Eis Diogo Baldaia entre 2015 e 2018, a prometer que o vamos encontrar mais à frente: acabou o curso de cinema há três anos, fez estágio de realização em Colo, de Teresa Villaverde, ou Amor Amor, de Jorge Cramez. Filmou Miragem... em 2016, curta apoiada pela Fundação Gulbenkian, que montou na Bélgica, para onde foi tirar mestrado em final de 2016. Do ICA teve dinheiro para a próxima curta, Destiny Deluxe, que, aí sim, seguirá a vida de três personagens que se cruzam, um jovem canalha, uma miúda da classe alta, uma nepalesa a sair de Portugal. Recentemente viu Nashville, de Robert Altman. Marcou-o. Antes, houve A Caça, de Manoel Oliveira (“Vi o Non ou a Vã Glória de Mandar há pouco tempo e adorei”)

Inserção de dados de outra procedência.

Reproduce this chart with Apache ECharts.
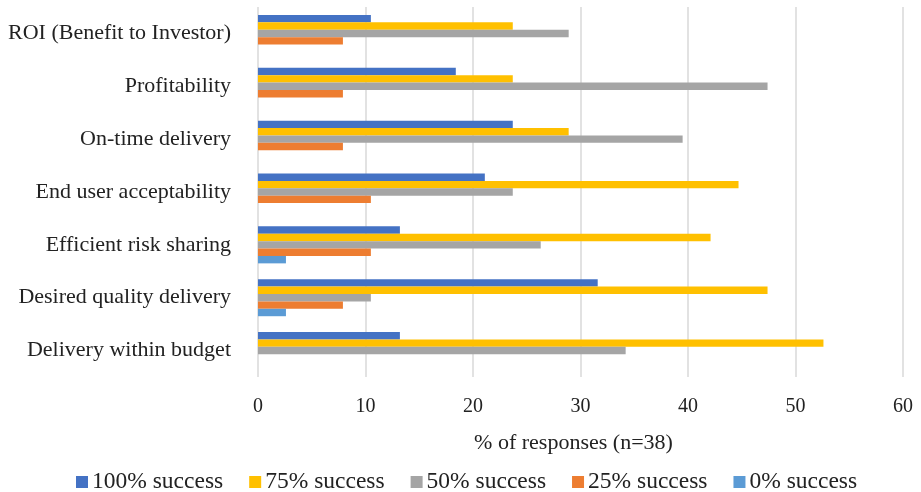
<!DOCTYPE html>
<html>
<head>
<meta charset="utf-8">
<script src="https://cdn.jsdelivr.net/npm/echarts@6/dist/echarts.min.js"></script>
<style>
  html, body { margin: 0; padding: 0; background: #fff; }
  #chart { width: 921px; height: 492px; }
</style>
</head>
<body>
<div id="chart"></div>
<script>
// categories, top to bottom
const categories = [
  'ROI (Benefit to Investor)',
  'Profitability',
  'On-time delivery',
  'End user acceptability',
  'Efficient risk sharing',
  'Desired quality delivery',
  'Delivery within budget',
]
const seriesNames = ['100% success', '75% success', '50% success', '25% success', '0% success']
const success100 = [10.5, 18.4, 23.7, 21.1, 13.2, 31.6, 13.2]
const success75 = [23.7, 23.7, 28.9, 44.7, 42.1, 47.4, 52.6]
const success50 = [28.9, 47.4, 39.5, 23.7, 26.3, 10.5, 34.2]
const success25 = [7.9, 7.9, 7.9, 10.5, 10.5, 7.9, 0]
const success0 = [0, 0, 0, 0, 2.6, 2.6, 0]
const xTicks = [0, 10, 20, 30, 40, 50, 60]

const colors = ['#4472C4', '#FFC000', '#A5A5A5', '#ED7D31', '#5B9BD5']
const values = [success100, success75, success50, success25, success0]
const font = '"Liberation Serif", "Times New Roman", serif'

const chart = echarts.init(document.getElementById('chart'))
chart.setOption({
  animation: false,
  color: colors,
  textStyle: { fontFamily: font },
  grid: { left: 258, right: 18, top: 7, bottom: 115 },
  legend: {
    data: seriesNames,
    top: 465,
    left: 71,
    padding: 5,
    itemWidth: 12,
    itemHeight: 12,
    itemGap: 26,
    icon: 'rect',
    textStyle: { fontFamily: font, fontSize: 23.5, color: '#222', padding: [0, 0, 0, -1] },
  },
  xAxis: {
    type: 'value',
    min: xTicks[0],
    max: xTicks[xTicks.length - 1],
    interval: 10,
    name: '% of responses (n=38)',
    nameLocation: 'middle',
    nameGap: 55,
    nameTextStyle: { fontFamily: font, fontSize: 22, color: '#222', padding: [0, 14, 0, 0] },
    axisLine: { show: false },
    axisTick: { show: false },
    axisLabel: { fontFamily: font, fontSize: 20, color: '#222', margin: 20 },
    splitLine: { lineStyle: { color: '#d9d9d9', width: 1.5 } },
  },
  yAxis: {
    type: 'category',
    data: categories,
    inverse: true,
    axisLine: { show: false },
    axisTick: { show: false },
    axisLabel: { fontFamily: font, fontSize: 22, color: '#222', margin: 27 },
  },
  series: seriesNames.map((name, i) => ({
    name,
    type: 'bar',
    data: values[i],
    barWidth: 7.4,
    barGap: '0%',
    barCategoryGap: '30%',
  })),
})
</script>
</body>
</html>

“Gosto de alguns filmes do César Monteiro, O Último Mergulho, por exemplo, dos Verdes Anos, gosto de algumas cenas da Filpa César”. Gosta de Apichatpong Weerasethakul e de Tsai Ming-liang. “Gosto provavelmente de um cinema português menos comercial. Mas grande parte da minha geração” — e é a única vez na conversa que Diogo fala em “geração” — “está a tentar pôr-se fora dessa discussão. Estou a par das duas facções, mas não sei o que é o cinema português. A diferença entre o cinema dito mais comercial e o cinema dito mais de festivais diz-me algo. Mas sou eu que vou decidir quem é que vai ter dinheiro para filmar? Sobre essa guerra entre facções não tenho sequer voz. A minha geração está habituada a sair da escola e a não ter nada. Sabe que vai estar dez anos a fazer curtas. Neste discussão não temos espaço. Estamos a crescer ao lado. Acho que é bom.”